* [WHAT IS ASKED]:
Your task is to print exactly the lines from the line that contains "Recreate this image" through the line that contains "import seaborn as sns", with pictures left out.

* [RECORDS FOR THE TASK]:

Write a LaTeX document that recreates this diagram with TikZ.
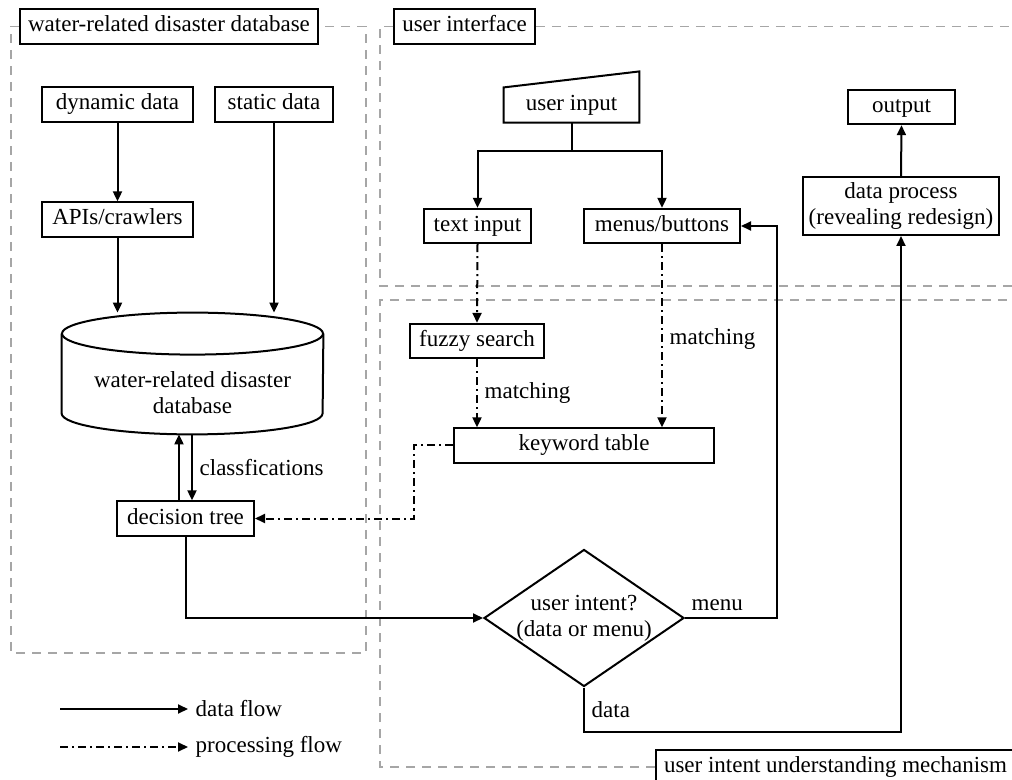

--

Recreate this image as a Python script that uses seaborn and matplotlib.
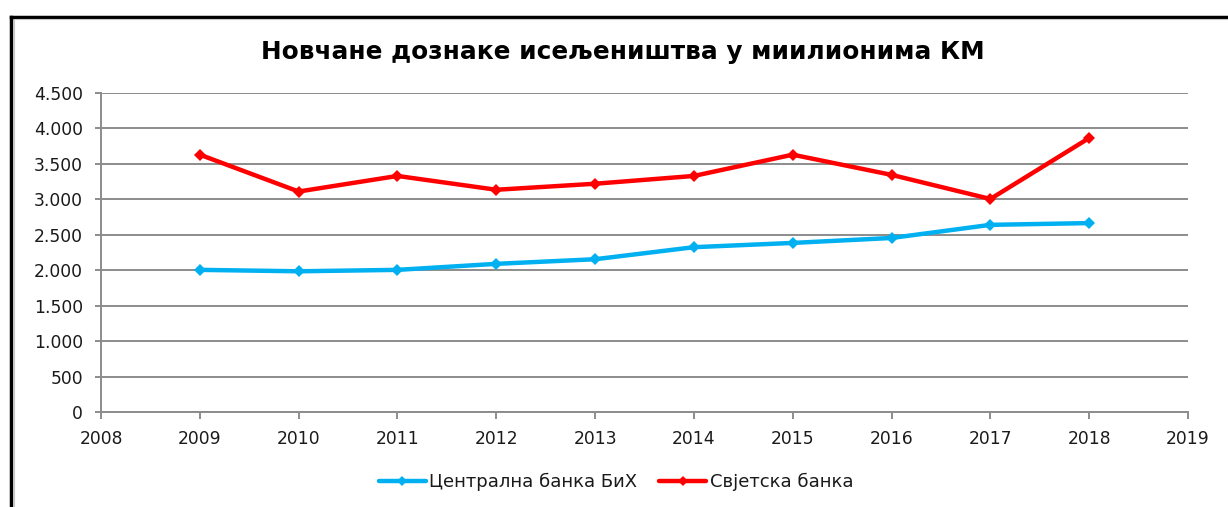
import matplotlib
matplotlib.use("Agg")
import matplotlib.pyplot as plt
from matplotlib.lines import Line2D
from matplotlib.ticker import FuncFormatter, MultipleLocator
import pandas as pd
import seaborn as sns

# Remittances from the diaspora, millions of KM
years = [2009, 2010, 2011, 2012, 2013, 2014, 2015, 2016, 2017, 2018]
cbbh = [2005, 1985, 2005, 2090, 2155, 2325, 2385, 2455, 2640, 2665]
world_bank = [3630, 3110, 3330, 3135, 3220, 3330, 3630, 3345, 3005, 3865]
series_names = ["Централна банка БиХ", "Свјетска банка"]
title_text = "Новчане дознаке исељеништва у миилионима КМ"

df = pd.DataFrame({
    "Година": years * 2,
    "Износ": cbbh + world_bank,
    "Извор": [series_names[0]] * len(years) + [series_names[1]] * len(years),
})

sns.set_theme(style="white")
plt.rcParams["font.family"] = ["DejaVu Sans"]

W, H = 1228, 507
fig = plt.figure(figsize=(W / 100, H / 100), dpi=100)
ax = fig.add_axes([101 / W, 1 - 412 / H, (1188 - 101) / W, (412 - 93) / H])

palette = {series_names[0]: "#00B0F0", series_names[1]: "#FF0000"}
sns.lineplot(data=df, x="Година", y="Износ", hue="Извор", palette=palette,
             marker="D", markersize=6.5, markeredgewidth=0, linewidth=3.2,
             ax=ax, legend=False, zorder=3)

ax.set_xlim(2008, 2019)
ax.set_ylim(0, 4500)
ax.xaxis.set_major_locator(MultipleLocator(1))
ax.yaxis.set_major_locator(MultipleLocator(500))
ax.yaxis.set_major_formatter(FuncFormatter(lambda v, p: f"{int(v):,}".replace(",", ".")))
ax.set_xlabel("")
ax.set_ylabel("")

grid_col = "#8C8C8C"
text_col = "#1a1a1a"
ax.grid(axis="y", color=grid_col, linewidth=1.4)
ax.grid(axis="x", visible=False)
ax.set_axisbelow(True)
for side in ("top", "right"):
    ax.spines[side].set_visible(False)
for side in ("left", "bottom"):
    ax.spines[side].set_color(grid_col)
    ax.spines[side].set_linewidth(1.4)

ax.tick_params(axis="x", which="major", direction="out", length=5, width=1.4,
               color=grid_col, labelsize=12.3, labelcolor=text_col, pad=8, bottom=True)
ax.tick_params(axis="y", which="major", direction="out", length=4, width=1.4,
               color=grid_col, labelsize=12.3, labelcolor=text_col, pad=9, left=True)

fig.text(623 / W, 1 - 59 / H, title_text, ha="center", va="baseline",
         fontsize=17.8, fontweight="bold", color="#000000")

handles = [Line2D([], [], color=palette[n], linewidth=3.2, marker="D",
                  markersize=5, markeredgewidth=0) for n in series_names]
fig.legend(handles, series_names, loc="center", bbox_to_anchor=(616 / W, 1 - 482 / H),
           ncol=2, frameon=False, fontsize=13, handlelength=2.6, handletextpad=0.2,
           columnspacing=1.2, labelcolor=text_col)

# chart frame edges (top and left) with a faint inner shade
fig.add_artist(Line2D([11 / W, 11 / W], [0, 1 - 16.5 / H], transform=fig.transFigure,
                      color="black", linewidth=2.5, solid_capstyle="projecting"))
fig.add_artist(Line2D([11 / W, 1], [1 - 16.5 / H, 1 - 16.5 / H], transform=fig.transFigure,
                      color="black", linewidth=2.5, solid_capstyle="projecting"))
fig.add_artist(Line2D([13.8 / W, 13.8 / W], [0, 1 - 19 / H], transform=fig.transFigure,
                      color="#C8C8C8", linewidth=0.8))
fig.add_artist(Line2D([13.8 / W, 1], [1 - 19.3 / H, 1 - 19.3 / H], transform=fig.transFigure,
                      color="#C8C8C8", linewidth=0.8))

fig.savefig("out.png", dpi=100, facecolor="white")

* [TASK OUTPUT]:
Recreate this image as a Python script that uses seaborn and matplotlib.
import matplotlib
matplotlib.use("Agg")
import matplotlib.pyplot as plt
from matplotlib.lines import Line2D
from matplotlib.ticker import FuncFormatter, MultipleLocator
import pandas as pd
import seaborn as sns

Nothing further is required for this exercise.